Despite the abundant attention animal sacrifice has received in recent years, the role of the gods as recipients of food offerings, and the tension this creates for Greek notions of divinity, has not been addressed since the structuralist analyses of ‘the Paris School’, which placed the emphasis squarely on the shared meal among mortals, e.g. the comments of Jean-Pierre Vernant to Walter Burkert at a conference in Geneva in 1981, “Sacrifier c'est fondamentalement tuer pour manger ” (Vernant 1981, 26). The need to move beyond the conclusions of Vernant and his school has been the subject of much discussion recently, but the question of how to move on from the ‘grand theories’ of sacrifice predominant in the late 20th century remains a question (e.g. Georgoudi et al., eds. 2005; Stavrianopoulou et al. 2008; Knust and Várhelyi 2011; Pirenne-Delforge and Prescendi 2011; Faraone and Naiden 2012; Naiden 2013).

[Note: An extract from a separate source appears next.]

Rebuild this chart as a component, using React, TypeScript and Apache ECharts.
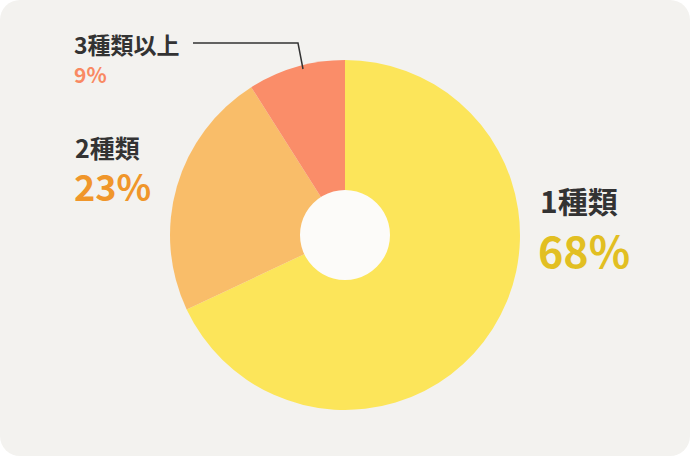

How important are the descriptions of sacrifice in Greek poetry, particularly epic, in our understanding of the ritual as a communication between gods and men? In all of the recent work on sacrifice, Homer and, to a lesser extent, Hesiod remain central authorities on the ancient Greek practice of sacrifice. Yet, it remains to be asked how unique the epic presentation of sacrifice is among other media and how much of an impact epic descriptions of sacrifice continue to make upon our interpretations. Sacrifice is particularly problematized in epic, in comparison to images on vases, for example those collected by F. van Straten (1995), which often emphasize the presence of the deity at sacrifices. Looking specifically at Apollo’s role as a benefactor of sacrifice for mortals in the Homeric Hymn to Apollo as typical of poetic representations of sacrifice, I will demonstrate the epic interplay between a kind of enforced divine distance from food offerings alongside a vivid portrayal of the centrality of animal sacrifice in mortal relations with gods. I will explore some reasons adduced by cognitive pyschologists and anthropologists about this kind of paradox in the transmission of religious traditions and the ways people respond to narratives about gods. In conclusion, I suggest that the epic picture should be seen as authoritative in antquity and among modern scholars precisely because of such a paradoxical presentation of sacrifice, but that the marginalisation of gods in epic should not be equated with ritual practice in Greek cities, but rather seen for what it is: a literary construct.